A 'big decision' has been made for Norfolk County Council to borrow £120m to build up to four new schools for children with special educational needs and disabilities (SEND).

County Hall's policy and resources committee today agreed the investment, which will also develop more outreach to support children in mainstream schools - known as specialist resource bases.

Councillors said the investment would stop children and young people from having to be ferried around the county and would save millions of pounds in travel costs.

Due to a shortage of school places, some 300 SEND pupils are currently educated at independent schools in Norfolk or other local authorities.

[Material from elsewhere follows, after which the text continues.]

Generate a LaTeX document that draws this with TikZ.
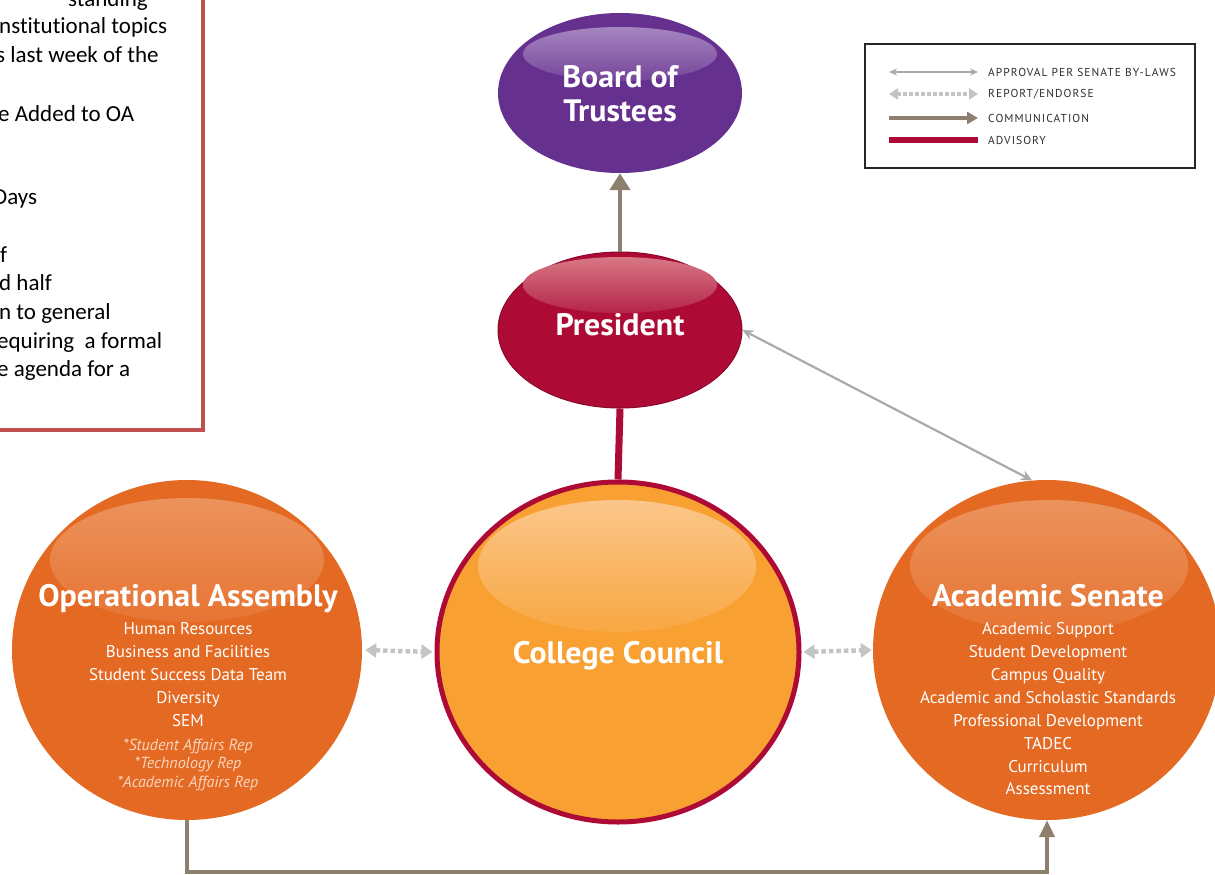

Paying for that transport is costing the council £13.6m a year and the committee approved an initial investment of £4.8m this year to start work.

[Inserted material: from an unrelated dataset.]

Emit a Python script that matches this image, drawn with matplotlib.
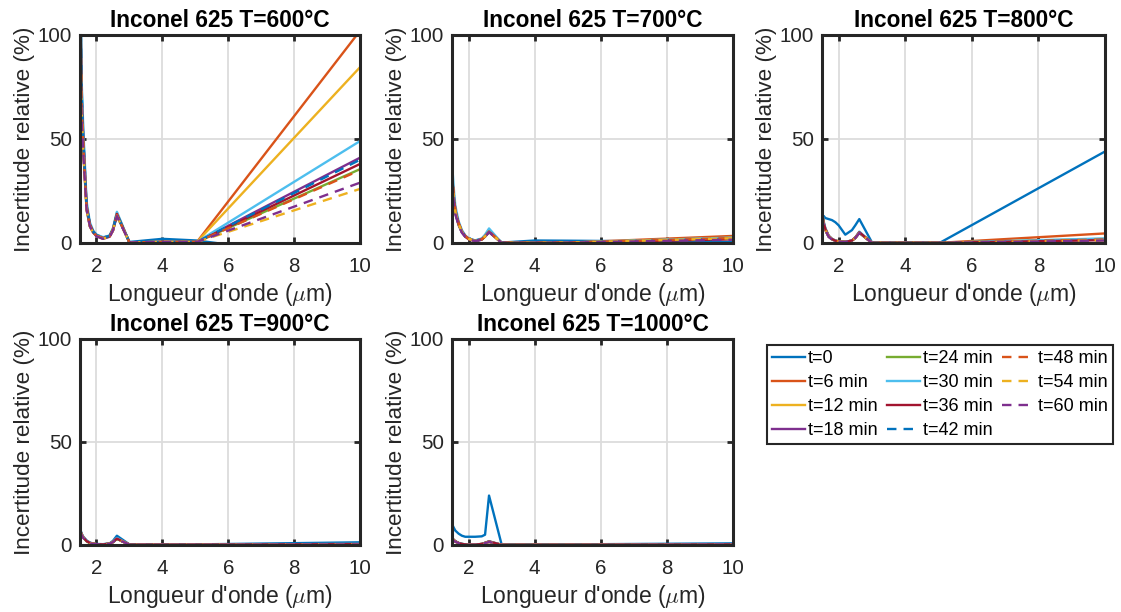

While the investment got cross-party, unanimous approval, there were political swipes during the debate - centred in part on the decision to close Great Yarmouth's Alderman Swindell School.

Labour had campaigned with parents to keep the school open, which led to their Great Yarmouth county councillor Mick Castle leaving the party to become an independent.

Mr Castle had backed the Conservative proposal to shut it and build a new special school on the site.

And Conservative Stuart Dark, chairman of the council's children's services committee, questioned why the former Labour/Liberal Democrat alliance did not tackle the issue of the high transport costs and lack of places during their stint in charge at County Hall.

He said: 'I think a very fair question people could ask is what was Norfolk County Council's old political leadership doing up to this point.'

Mr Dark said it showed why the council wanted to close Alderman Swindell - to provide 48 extra specialist places in Great Yarmouth.

But Labour group leader Steve Morphew said his party had never opposed the creation of extra places, but had backed the community who wanted to retain a 'much loved school'.

He added his party had tabled a budget amendment in February last year for extra investment in special needs education which was not supported by the controlling Conservatives.

Lib Dem Edward Maxfield said he was concerned spending so much money on special schools could create a scenario where children were placed in those schools for financial reasons, rather than because of their needs.

That concern was branded as 'ridiculous' by Conservative Bill Borrett.

In total, 500 extra school places will be created, with a 100 place school in North Norfolk likely to be the second project after the one in Great Yarmouth.